Today a study looking at how teaching compares to a career as a nurse or police officer was published by the National Foundation for Educational Research.
The report makes for interesting reading - not least because it scotches the myth that the long hours worked by teachers are compensated by school holidays.
Here are four other findings:
1. Teachers work the joint highest number of hours
According to the NFER’s analysis, teachers work the joint highest number of hours each year with police officers.
The NFER says it is difficult to place an exact figure on how many hours teachers work, because “we do not know from established sources how many hours teachers work during school holidays”. However, it outlines two scenarios - one in which teachers work the day before and day after each term starts and ends, and a second in which they work for three weeks during the school holiday period.
In the first scenario, full-time teachers worked 2,000 hours a year in 2015-16 - the same as full-time police officers. But in the second scenario they worked 80 hours more a year than police officers - equivalent to nearly two extra hours per week.
2. Teachers receive the joint lowest hourly pay
Teachers have - with nurses - the joint lowest average hourly pay. Under the first of the NFER’s first scenario, teachers’ real average hourly pay was £17.70 per hour in 2015-16. This was about the same as nurses, but lower than police officers, who earned £18.80 per hour.
However, in the second scenario, teachers’ real average hourly pay is estimated to be £17.10. The NFER’s report states that “in this scenario... teachers work the most hours per year of the three professions, but have the lowest real average hourly pay”.
3. Teachers have had the biggest fall in hourly pay
Between 2009-10 and 2015-16, the real average hourly pay of teachers decreased by the most compared with the other two professions.

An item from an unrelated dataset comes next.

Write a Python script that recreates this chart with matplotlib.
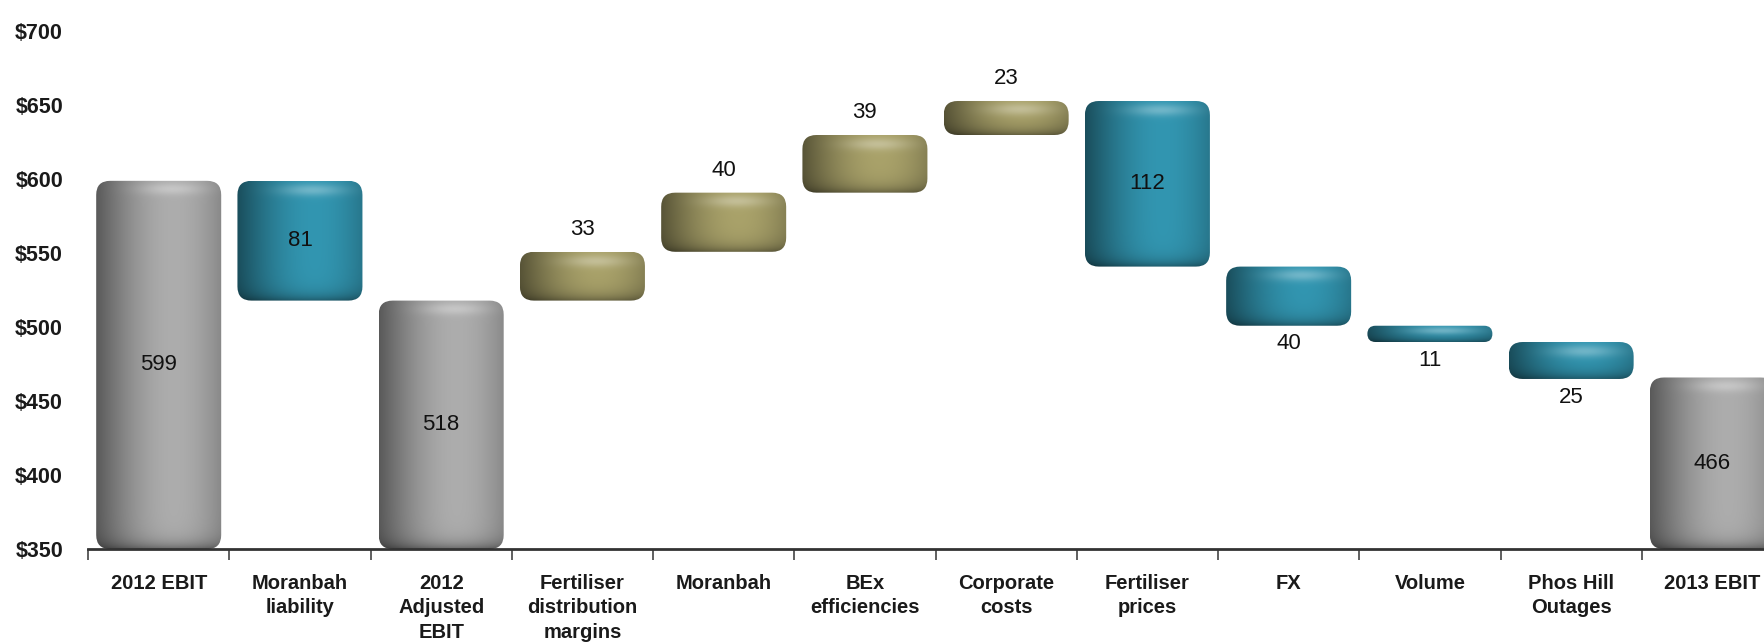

Over that period, their real average pay fell by 15 per cent. Police officers, meanwhile, saw an 11 per cent reduction, while nurses’ real average hourly pay fell by 4 per cent.
4. But teachers have higher satisfaction with their income
Perhaps counterintuitively, given a background of falling real-terms hourly pay, 79 per cent of teachers in 2015-16 said they were satisfied with their income.
This was higher than nurses (68 per cent) and police officers (70 per cent).
And despite the longer hours, 78 per cent of teachers reported that they were satisfied with their jobs - lower than nurses (81 per cent) but higher than police officers (67 per cent).
5. Nevertheless, teachers are more likely to leave the profession
Despite job and income satisfaction comparing relatively well to policing and nursing, more teachers are leaving the profession each year. In teaching, 12.3 per cent of full-time staff leave the profession per year, compared with 9.9 per cent of nurses and 7.7 per cent of police officers.
The NFER suggests that “the need to continually have to work a large amount of additional hours to keep up with the demands of the job” may explain the higher rate of turnover.
And, indeed, there is one area of satisfaction where teaching compares poorly with the other two professions: just 47 per cent of teachers said they were satisfied with their leisure time, compared with 60 per cent of nurses and 58 per cent of police officers.